Ciò spiega l’apparente gaffe di Draghi quando ha dato del dittatore al turco Erdogan, colpevole di vilipendio islamico contro una donna presidente della Ue, Ursula Von der Leyen. Adesso che tutti i pezzi sono sulla scacchiera, comincia la vera partita.

Ma il caso di Mancini ha scatenato ieri come dicevamo una feroce campagna di articoli molto violenti nei confronti di quest’uomo. Mancini non solo non era un Santo, ma faceva un mestiere che è riservato a chi è in grado di compiere operazioni coperte, spesso ai limiti della legalità, note ai governi cui rispondono e nel caso dell’Italia anche all’organismo parlamentare del Copasir che il comitato di controllo sui servizi cui spetta il compito di vigilare sulle eventuali invasioni della politica nel campo del’intelligence.

L’INCONTRO CON RENZI

Il comitato aveva ascoltato a lungo il generale Vecchione, uomo di Giuseppe Conte, fino a poco fa al comando della nostra intelligence, a cui era stato anche chiesto conto dello strano incontro sotto gli occhi di tutti tra un funzionario dei servizi come Mancini e un ex presidente del Consiglio come Renzi.

Non si sa bene quale fosse l’imputazione o l’irregolarità contestata: sta di fatto che anche la circostanza secondo cui Mancini e Renzi furono immortalati nel video di una passante incuriosita dalla presenza dell’uomo politico, al di là di ogni legge e norma scritta, fece allora come oggi una pessima impressione.

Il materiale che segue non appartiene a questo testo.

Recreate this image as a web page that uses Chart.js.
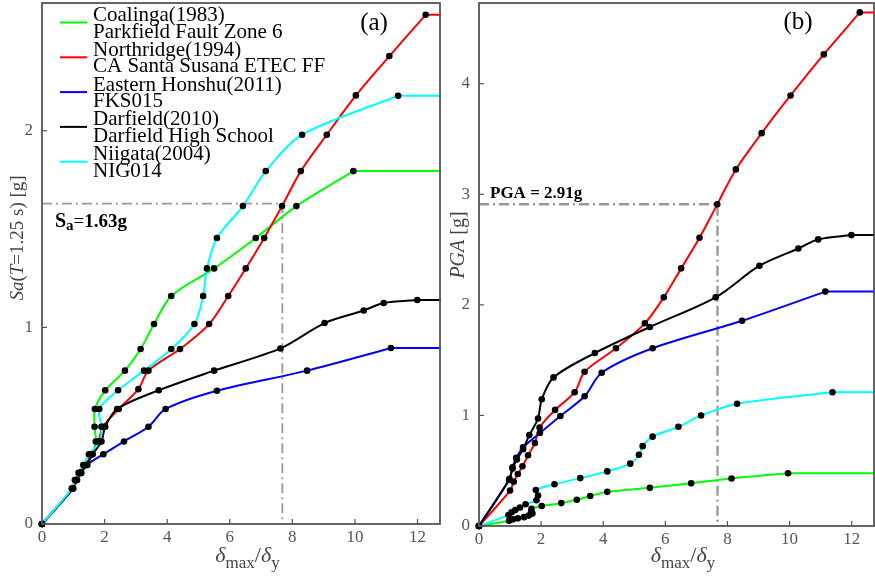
<!DOCTYPE html>
<html>
<head>
<meta charset="utf-8">
<script src="https://cdn.jsdelivr.net/npm/chart.js"></script>
<style>
  html, body { margin: 0; padding: 0; background: #fff; }
  #wrap { position: relative; width: 875px; height: 584px; }
  canvas { position: absolute; top: 0; }
  #ca { left: 0; }
  #cb { left: 441px; }
</style>
</head>
<body>
<div id="wrap">
  <canvas id="ca" width="441" height="584"></canvas>
  <canvas id="cb" width="434" height="584"></canvas>
</div>
<script>
// records shown in both panels
const recordNames = ['Coalinga(1983)', 'Northridge(1994)', 'Eastern Honshu(2011)', 'Darfield(2010)', 'Niigata(2004)'];
const stationNames = ['Parkfield Fault Zone 6', 'CA Santa Susana ETEC FF', 'FKS015', 'Darfield High School', 'NIG014'];
const recordColors = ['#00ff00', '#ff0000', '#0000ff', '#000000', '#00ffff'];

// ductility demand (delta_max / delta_y) and intensity at each analysis
const coalingaDuct = [0, 0.97, 1.10, 1.25, 1.45, 1.60, 1.72, 1.68, 1.69, 2.02, 2.65, 3.15, 3.58, 4.13, 5.50, 6.83, 8.13, 9.95];
const coalingaSa   = [0, 0.18, 0.224, 0.26, 0.30, 0.355, 0.42, 0.495, 0.585, 0.68, 0.78, 0.89, 1.017, 1.16, 1.30, 1.455, 1.617, 1.795];
const coalingaPga  = [0, 0.048, 0.060, 0.069, 0.080, 0.094, 0.112, 0.132, 0.156, 0.181, 0.207, 0.237, 0.271, 0.309, 0.346, 0.387, 0.430, 0.477];

const northridgeDuct = [0, 1.00, 1.12, 1.25, 1.40, 1.58, 1.80, 1.95, 2.45, 3.08, 3.40, 4.41, 5.34, 5.95, 6.51, 7.10, 7.67, 8.27, 9.10, 10.03, 11.10, 12.26];
const northridgeSa   = [0, 0.18, 0.224, 0.26, 0.30, 0.355, 0.42, 0.495, 0.585, 0.686, 0.78, 0.89, 1.017, 1.16, 1.30, 1.455, 1.617, 1.795, 1.98, 2.18, 2.38, 2.59];
const northridgePga  = [0, 0.32, 0.40, 0.47, 0.54, 0.64, 0.75, 0.89, 1.05, 1.21, 1.395, 1.607, 1.833, 2.068, 2.33, 2.607, 2.909, 3.225, 3.553, 3.894, 4.265, 4.645];

const honshuDuct = [0, 0.98, 1.08, 1.20, 1.42, 1.96, 2.62, 3.40, 3.95, 5.59, 8.47, 11.15];
const honshuSa   = [0, 0.18, 0.224, 0.26, 0.30, 0.355, 0.42, 0.495, 0.585, 0.678, 0.78, 0.895];
const honshuPga  = [0, 0.427, 0.531, 0.616, 0.711, 0.841, 0.995, 1.173, 1.386, 1.607, 1.856, 2.12];

const darfieldDuct = [0, 0.97, 1.08, 1.22, 1.42, 1.62, 1.90, 2.02, 2.40, 3.73, 5.50, 7.62, 9.03, 10.28, 10.92, 11.99];
const darfieldSa   = [0, 0.18, 0.224, 0.26, 0.30, 0.355, 0.42, 0.495, 0.585, 0.68, 0.78, 0.893, 1.022, 1.086, 1.124, 1.139];
const darfieldPga  = [0, 0.417, 0.519, 0.602, 0.695, 0.822, 0.972, 1.146, 1.344, 1.564, 1.80, 2.068, 2.354, 2.51, 2.592, 2.631];

const niigataDuct = [0, 0.95, 1.05, 1.17, 1.32, 1.50, 1.85, 1.90, 1.83, 2.43, 3.26, 4.13, 4.87, 5.15, 5.27, 5.59, 6.42, 7.15, 8.31, 11.38];
const niigataSa   = [0, 0.18, 0.224, 0.26, 0.30, 0.355, 0.42, 0.495, 0.585, 0.68, 0.78, 0.89, 1.017, 1.16, 1.30, 1.455, 1.617, 1.795, 1.98, 2.178];
const niigataPga  = [0, 0.100, 0.124, 0.144, 0.167, 0.197, 0.233, 0.275, 0.325, 0.377, 0.433, 0.494, 0.564, 0.644, 0.722, 0.808, 0.897, 1.0, 1.106, 1.209];

// reference level marked on both panels
const ductRef = 7.68;
const saRef = 1.63;
const pgaRef = 2.91;

const FONT = "'Liberation Serif', 'DejaVu Serif', serif";
const AXIS_GRAY = '#555555';
const TEXT_GRAY = '#444444';
const REF_GRAY = '#999999';

const pts = (xs, ys) => xs.map((x, i) => ({ x: x, y: ys[i] }));

function buildDatasets(ductArrays, imArrays, refIm, refWidth) {
  const sets = [];
  ductArrays.forEach((xs, i) => {
    const ys = imArrays[i];
    const last = xs.length - 1;
    // response curve
    sets.push({
      data: pts(xs, ys), showLine: true, borderColor: recordColors[i], borderWidth: 2,
      pointRadius: 0, tension: 0.3, order: 10 - i
    });
    // collapse plateau to the right edge
    sets.push({
      data: [{ x: xs[last], y: ys[last] }, { x: 13.5, y: ys[last] }], showLine: true,
      borderColor: recordColors[i], borderWidth: 2, pointRadius: 0, tension: 0, order: 10 - i
    });
    // analysis markers
    sets.push({
      data: pts(xs, ys), showLine: false, pointRadius: 3.3, pointBackgroundColor: '#000',
      pointBorderColor: '#000', pointBorderWidth: 0, order: 0, clip: false
    });
  });
  sets.push({
    data: [{ x: 0, y: refIm }, { x: ductRef, y: refIm }, { x: ductRef, y: 0 }],
    showLine: true, borderColor: REF_GRAY, borderWidth: refWidth, borderDash: [10, 4, 2, 4],
    pointRadius: 0, tension: 0, order: 20
  });
  return sets;
}

function drawParts(ctx, parts, x, y, align) {
  let w = 0;
  parts.forEach(p => { ctx.font = p.font; w += ctx.measureText(p.t).width; });
  let cx = align === 'center' ? x - w / 2 : x;
  ctx.textAlign = 'left';
  ctx.textBaseline = 'alphabetic';
  parts.forEach(p => {
    ctx.font = p.font;
    ctx.fillStyle = p.color || '#000';
    ctx.fillText(p.t, cx, y + (p.dy || 0));
    cx += ctx.measureText(p.t).width;
  });
}

function frame(chart) {
  const ctx = chart.ctx, a = chart.chartArea;
  ctx.save();
  ctx.strokeStyle = AXIS_GRAY;
  ctx.lineWidth = 1.8;
  ctx.strokeRect(a.left, a.top, a.right - a.left - 1, a.bottom - a.top);
  ctx.lineWidth = 1.2;
  chart.scales.x.ticks.forEach(t => {
    const px = chart.scales.x.getPixelForValue(t.value);
    ctx.beginPath(); ctx.moveTo(px, a.bottom); ctx.lineTo(px, a.bottom - 5); ctx.stroke();
  });
  chart.scales.y.ticks.forEach(t => {
    const py = chart.scales.y.getPixelForValue(t.value);
    ctx.beginPath(); ctx.moveTo(a.left, py); ctx.lineTo(a.left + 5, py); ctx.stroke();
  });
  ctx.restore();
}

function xTitle(chart) {
  const ctx = chart.ctx, a = chart.chartArea;
  const c = TEXT_GRAY;
  drawParts(ctx, [
    { t: 'δ', font: 'italic 22px ' + FONT, color: c },
    { t: 'max', font: '17px ' + FONT, dy: 6, color: c },
    { t: '/', font: '22px ' + FONT, color: c },
    { t: 'δ', font: 'italic 22px ' + FONT, color: c },
    { t: 'y', font: '17px ' + FONT, dy: 6, color: c }
  ], (a.left + a.right) / 2 + 6, 562, 'center');
}

function fixBox(size, key) {
  return s => {
    s[key] = size;
    s.paddingTop = 0; s.paddingBottom = 0; s.paddingLeft = 0; s.paddingRight = 0;
  };
}

function makeOptions(yMax, yWidth, xHeight) {
  const tickFont = { family: FONT, size: 17 };
  return {
    responsive: false,
    animation: false,
    events: [],
    layout: { autoPadding: false, padding: { top: 3, left: 0, right: 0, bottom: 0 } },
    plugins: { legend: { display: false }, tooltip: { enabled: false } },
    scales: {
      x: {
        type: 'linear', min: 0, max: 12.75,
        grid: { display: false, drawTicks: false },
        border: { display: false },
        ticks: { stepSize: 2, includeBounds: false, font: tickFont, color: AXIS_GRAY, padding: 3, maxRotation: 0 },
        afterFit: fixBox(xHeight, 'height')
      },
      y: {
        type: 'linear', min: 0, max: yMax,
        grid: { display: false, drawTicks: false },
        border: { display: false },
        ticks: { stepSize: 1, includeBounds: false, font: tickFont, color: AXIS_GRAY, padding: 9 },
        afterFit: fixBox(yWidth, 'width')
      }
    }
  };
}

// ---- panel (a): Sa(T=1.25 s)
new Chart(document.getElementById('ca'), {
  type: 'scatter',
  data: {
    datasets: buildDatasets(
      [coalingaDuct, northridgeDuct, honshuDuct, darfieldDuct, niigataDuct],
      [coalingaSa, northridgeSa, honshuSa, darfieldSa, niigataSa], saRef, 1.8)
  },
  options: makeOptions(2.65, 42, 60),
  plugins: [{
    id: 'decorA',
    afterDraw(chart) {
      const ctx = chart.ctx;
      frame(chart);
      xTitle(chart);
      // y title
      ctx.save();
      ctx.translate(23, 238);
      ctx.rotate(-Math.PI / 2);
      drawParts(ctx, [
        { t: 'Sa', font: 'italic 19px ' + FONT, color: TEXT_GRAY },
        { t: '(', font: '19px ' + FONT, color: TEXT_GRAY },
        { t: 'T', font: 'italic 19px ' + FONT, color: TEXT_GRAY },
        { t: '=1.25 s) [g]', font: '19px ' + FONT, color: TEXT_GRAY }
      ], 0, 0, 'center');
      ctx.restore();
      // legend
      ctx.save();
      recordNames.forEach((name, i) => {
        const y1 = 15.5 + 34.8 * i;
        ctx.strokeStyle = recordColors[i];
        ctx.lineWidth = 2;
        ctx.beginPath(); ctx.moveTo(60, y1 + 7); ctx.lineTo(87, y1 + 7); ctx.stroke();
        ctx.fillStyle = '#000';
        ctx.font = '21px ' + FONT;
        ctx.textAlign = 'left';
        ctx.textBaseline = 'middle';
        ctx.fillText(name, 93, y1);
        ctx.fillText(stationNames[i], 93, y1 + 16.5);
      });
      ctx.font = '25px ' + FONT;
      ctx.textAlign = 'center';
      ctx.fillText('(a)', 374, 23);
      ctx.restore();
      drawParts(ctx, [
        { t: 'S', font: 'bold 20px ' + FONT },
        { t: 'a', font: 'bold 15px ' + FONT, dy: 3 },
        { t: '=', font: '19px ' + FONT },
        { t: '1.63g', font: 'bold 19px ' + FONT }
      ], 55, 227, 'left');
    }
  }]
});

// ---- panel (b): PGA
new Chart(document.getElementById('cb'), {
  type: 'scatter',
  data: {
    datasets: buildDatasets(
      [coalingaDuct, northridgeDuct, honshuDuct, darfieldDuct, niigataDuct],
      [coalingaPga, northridgePga, honshuPga, darfieldPga, niigataPga], pgaRef, 2.4)
  },
  options: makeOptions(4.73, 38, 58),
  plugins: [{
    id: 'decorB',
    afterDraw(chart) {
      const ctx = chart.ctx;
      frame(chart);
      xTitle(chart);
      ctx.save();
      ctx.translate(23, 245);
      ctx.rotate(-Math.PI / 2);
      drawParts(ctx, [
        { t: 'PGA', font: 'italic 20px ' + FONT, color: TEXT_GRAY },
        { t: ' [g]', font: '20px ' + FONT, color: TEXT_GRAY }
      ], 0, 0, 'center');
      ctx.restore();
      ctx.save();
      ctx.fillStyle = '#000';
      ctx.font = '25px ' + FONT;
      ctx.textAlign = 'center';
      ctx.textBaseline = 'middle';
      ctx.fillText('(b)', 357, 22);
      ctx.restore();
      drawParts(ctx, [
        { t: 'PGA', font: 'bold 17px ' + FONT },
        { t: ' = 2.91g', font: 'bold 17px ' + FONT }
      ], 49, 198, 'left');
    }
  }]
});
</script>
</body>
</html>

Benché la circostanza sia tutto sommato ridicola, il generale Vecchione è stato indotto a emettere una circostanziata circolare destinata ai nostri agenti segreti con le prescrizioni e le cautele da adottare nel caso dovessero incontrare in un posteggio o in un bar su una spiaggia e in qualsiasi altro luogo pubblico o aperto al pubblico un uomo politico che fosse più o meno noto, specialmente se già capo del governo.

Tutto ciò, come facile comprendere, dimostra uno stato di decomposizione burocratica del tessuto dei servizi di intelligence italiani che hanno chiaramente bisogno di una revisione strutturale.

LA REVISIONE

Revisione che adesso è stata affidata alla dottoressa Belloni che ne riferirà allo stesso presidente del Consiglio.

Ma è evidente che tutto ciò ha un carattere soltanto pretestuoso, clamoroso, inconsistente, specie considerato che l’esito finale del video incriminato fu quello di finire sugli schermi televisivi nella rubrica reporter che lo mostrò come un glorioso trofeo.

Dal punto di vista della semplice intelligence ci sarebbe da chiedersi come diavolo fosse possibile che un agente segreto incontrasse un ex primo ministro in un parcheggio deserto facendosi filmare da una sconosciuta che portò poi il video alla redazione di una rubrica del servizio pubblico che la mandò in onda provocando un clamore tanto grande quanto privo di qualsiasi consistenza.